During the cold months, we'll spend plenty of time considering our immune systems, as colds and flu do the rounds
However, strong immunity is something we need to think about throughout the year. We're not always aware that it could do with a little boost, yet a combination of stress, a lack of sleep and exercise, along with dehydration, can all take their toll.
So, what can we do to improve our immunity? Well, immunologist Dr Jenna Macchiochi is on hand to explain exactly what we can do...
1. Nutrition is key
Did you know your immune system can suffer when you eat both too much and too little? To function at maximum efficiency, it needs both macronutrients (proteins, carbs and fats), and micronutrients (vitamins and minerals).

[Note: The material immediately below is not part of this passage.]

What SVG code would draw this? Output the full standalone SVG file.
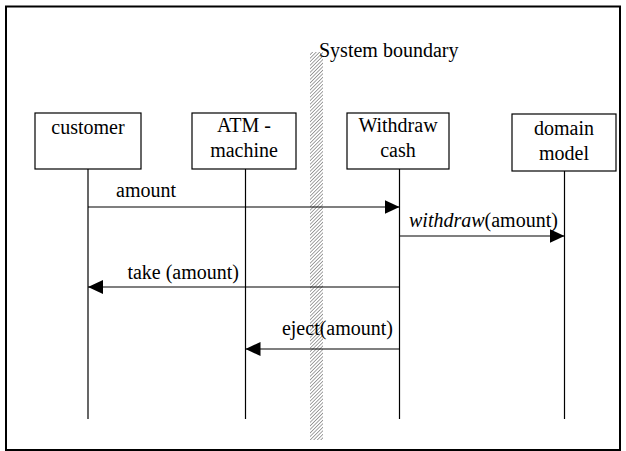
<svg xmlns="http://www.w3.org/2000/svg" width="626" height="451" viewBox="0 0 626 451">
  <style>
    .box { fill: #fff; stroke: #000; stroke-width: 1.2; }
    .life { stroke: #000; stroke-width: 1.2; fill: none; }
    .msg { stroke: #000; stroke-width: 1.2; fill: none; marker-end: url(#arrow); }
    .t { font-family: 'Liberation Serif', 'Times New Roman', 'DejaVu Serif', serif; font-size: 20px; fill: #000; }
    .c { text-anchor: middle; }
  </style>
  <defs>
    <marker id="arrow" markerUnits="userSpaceOnUse" markerWidth="16" markerHeight="16" refX="15" refY="7" orient="auto">
      <path d="M0,0 L15,7 L0,14 Z" fill="#000"/>
    </marker>
    <pattern id="hatch" patternUnits="userSpaceOnUse" width="2.5" height="2.5" patternTransform="rotate(45)">
      <rect width="2.5" height="2.5" fill="#fff"/>
      <line x1="0" y1="0" x2="0" y2="2.5" stroke="#666" stroke-width="1.2"/>
    </pattern>
  </defs>
  <rect x="0" y="0" width="626" height="451" fill="#fff"/>
  <rect id="frame" x="6" y="6.5" width="614" height="443.5" fill="none" stroke="#000" stroke-width="2"/>

  <g id="boundary" class="t" font-family="Liberation Serif, serif">
    <rect x="310" y="52" width="13" height="388" fill="url(#hatch)"/>
    <text x="319" y="57">System boundary</text>
  </g>

  <g id="customer" class="t" font-family="Liberation Serif, serif">
    <rect class="box" x="35" y="113" width="106" height="56"/>
    <text class="c" x="88" y="134">customer</text>
  </g>
  <g id="atm" class="t" font-family="Liberation Serif, serif">
    <rect class="box" x="192" y="113" width="104" height="56"/>
    <text class="c" x="244" y="132">ATM -</text>
    <text class="c" x="244" y="157">machine</text>
  </g>
  <g id="withdraw" class="t" font-family="Liberation Serif, serif">
    <rect class="box" x="347" y="113" width="102" height="56"/>
    <text class="c" x="398" y="132">Withdraw</text>
    <text class="c" x="398" y="157">cash</text>
  </g>
  <g id="domain" class="t" font-family="Liberation Serif, serif">
    <rect class="box" x="512" y="114" width="104" height="57"/>
    <text class="c" x="564" y="135">domain</text>
    <text class="c" x="564" y="160">model</text>
  </g>

  <g id="connectors" class="t" font-family="Liberation Serif, serif">
    <line class="life" x1="88" y1="169" x2="88" y2="419"/>
    <line class="life" x1="245.5" y1="169" x2="245.5" y2="419"/>
    <line class="life" x1="399.5" y1="169" x2="399.5" y2="419"/>
    <line class="life" x1="564.5" y1="171" x2="564.5" y2="419"/>
    <line class="msg" x1="88" y1="207" x2="399.5" y2="207"/>
    <line class="msg" x1="399.5" y1="236" x2="564.5" y2="236"/>
    <line class="msg" x1="399.5" y1="287" x2="88" y2="287"/>
    <line class="msg" x1="399.5" y1="349" x2="245.5" y2="349"/>
    <text x="116" y="197">amount</text>
    <text x="409" y="227"><tspan font-style="italic">withdraw</tspan>(amount)</text>
    <text x="239" y="279" text-anchor="end">take (amount)</text>
    <text x="393" y="335" text-anchor="end">eject(amount)</text>
  </g>
</svg>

Subsequently, a specific deficiency can compromise your immune system - avoid this by including immune boosting foods, like cranberries, in your daily diet.
2. Colour in
Nutrition is about more than just vitamins and minerals - there's no magic bullet that sorts your immune system. However, plant rich colour is crucial, thanks to their rich phytonutrient content. What do they do? Well, small amounts of phytochemicals work their way from the plant foods, into our cells, with the direct cells subsequently reducing our inflammatory reactions.
3. When you eat
Research has revealed a way to get good health is to time your meal to your daily body rhythm, giving credence to the idea that you should breakfast like a king, lunch like a prince and eat dinner like a pauper. It's also been found that eating within a restricted 10 hour window can benefit you, as the body's internal clock doesn't digest food as efficiently when you sleep. Subsequently, it becomes a case of when you sleep, rather than what you're eating.
4. Consolidate your meals
Nowadays, people eat far more regularly than ever before - normally outside of meal times, too. As a nation, we have erratic food patterns, and when we eat, we're failing to take in nutrients.
It also prompts our immune system to produce a transient inflammatory response, as our gut does more than simply digest food - it's also the home to trillions of bugs that form our microbiome, along with potentially infectious microorganisms, that can enter through our mouth.
Subsequently, eating has an inflammatory impact, and frequently doing so can perpetuate a leaky gut. Snacking can have two impacts - not only will it increase the chances of elevated inflammatory markers, but it can also lead to excessive weight gain too.